Before I complain, here are a couple of possible justifications for my displeasure.
1. I spent just over an hour in the museum. You simply cannot absorb the Barnes in that amount of time. I will make another trip to see the collection as soon as possible and will then reassess the my feelings about the museum.
2. My visit to the museum was with a large group of people. I am the kind of person who prefers to experience museums, particularly art museums, on my own or with very small groups. Its possible that the format of this trip predisposed me to disappointment.
3. The Barnes probably could not have ever lived up to the expectations I had for it. Because of all the things I had heard about the collection, I expected it to be life-changing, perhaps even earth-shattering. It wasn't.
All of that being said, here are my thoughts about the Barnes:
1. The guide my group had was amazing. She had an encyclopedic knowledge of the collection, the artists and the paintings. Because the Barnes has no interpretive signs, she gave the collection a context it might have otherwise lacked. Part of the problem with this, however, is that Dr. Barnes allegedly arranged his collection in such a way as to make interpretive signs and guides unnecessary.
2. Dr. Barnes' much-vaunted and celebrated method of arranging his collection of paintings and sculptures failed to move me. I found the ironwork on the walls distracting rather than helpful; I honestly would have rather had an interpretive sign. I do not get enjoyment out of a painting because I see that lines in the painting are echoed in the candlesticks placed strategically on a table in front of the painting. I enjoy great paintings because they are sometimes so beautiful, so breathtaking that it brings tears to my eyes.
3. A visit to the Barnes is hampered at this point by its impending move to the BF Parkway. Because I work for the PMA I won't even get into all of this, but it is supremely irritating that some galleries are closed and that one cannot visit without having to think about the upcoming move. (Go watch The Art of the Steal if you don't know what I'm talking about.)

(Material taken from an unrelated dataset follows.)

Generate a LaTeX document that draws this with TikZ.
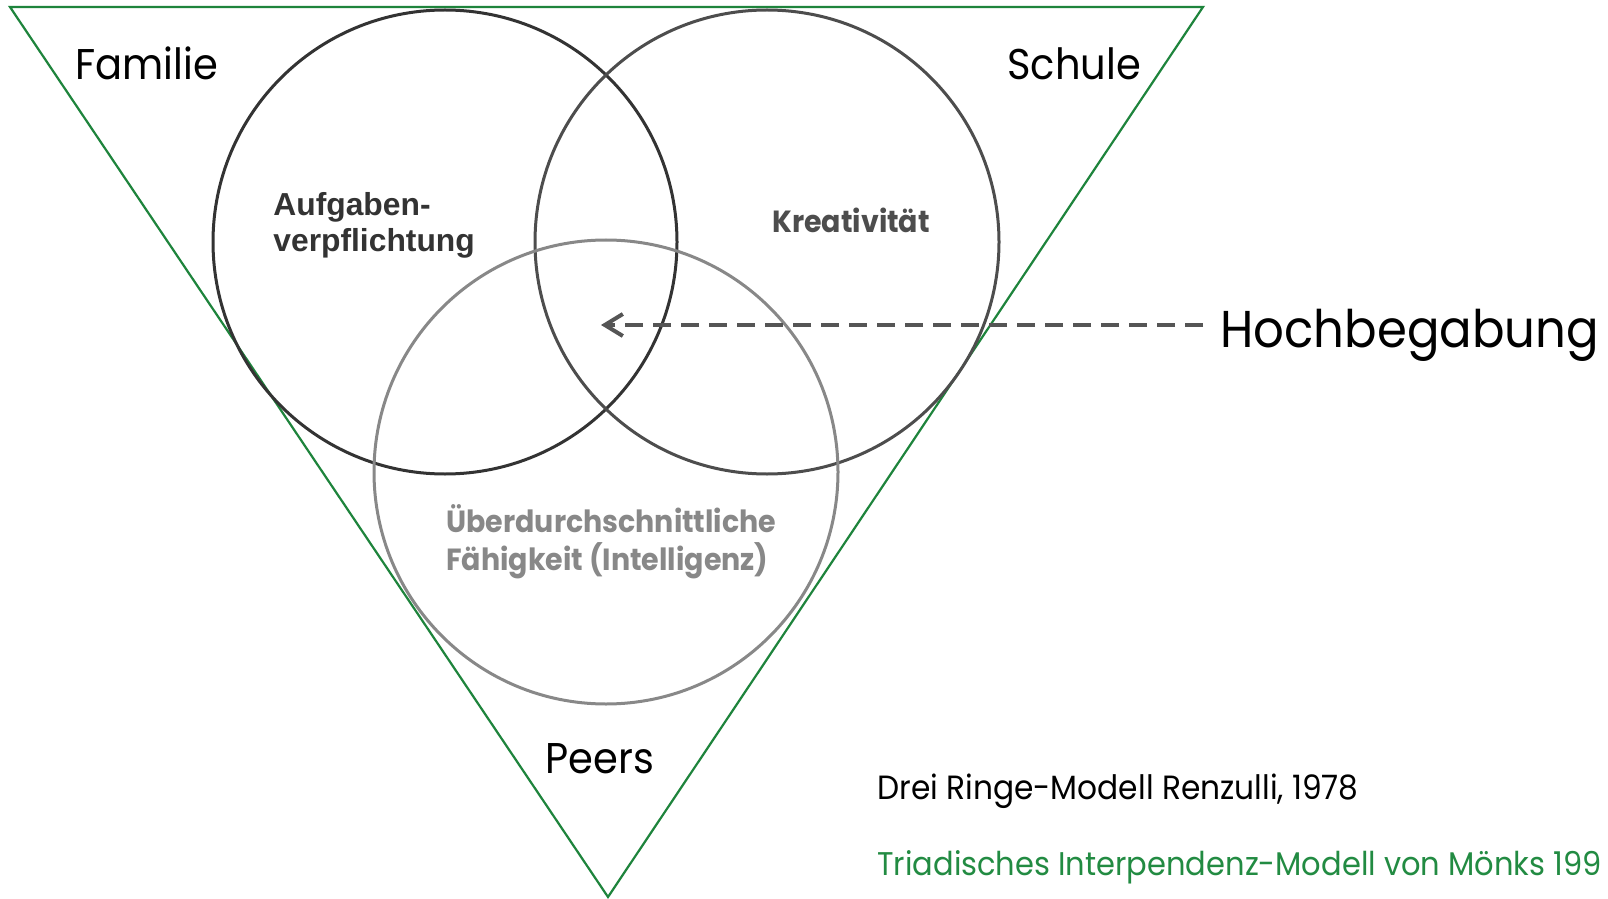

What is my final assessment? Go see the Barnes. The collection is truly amazing. I would, however, caution you to be realistic in your expectations for the collection, the building and the museum's method of interpretation. Go see the paintings because they are masterpieces, not because they are hung in some supposedly revolutionary way. Go see the paintings because each one really could change your life.
05 April 2010
Monkey Business

This article in the Times got me thinking about whether or not museums can do something similar with objects; that is, can museums create an "experience" like the one developed by the London Zoo in which visitors are immersed in an environment?
Art museums and historic house museums can create the same kind of environment as the London Zoo. Museums like the Philadelphia Museum of Art (my employer, for purposes of full disclosure) sometimes create "period rooms" that reproduce rooms from various locations and eras. These rooms display works of art in their original setting, providing the visitor with context and, ideally, a deeper understanding of the work.
For smaller museums, however, this kind of exhibit is difficult to create, as well as prohibitively expensive. Most museums simply don't have the resources, or for that matter, the space to design these kinds of displays. In the case of other museums, the "period room" model simply doesn't make sense. They cannot transport a room from Europe and recreate it in an American museum. Take, for example, the Philadelphia Doll Museum. The museum certainly cannot create an environment for each of the dolls, and placing them in their original context would be nearly impossible. Without allowing visitors to physically handle the dolls, how can the museum help visitors to experience them in the same way that visitors to the London Zoo get to encounter monkeys and rain forests?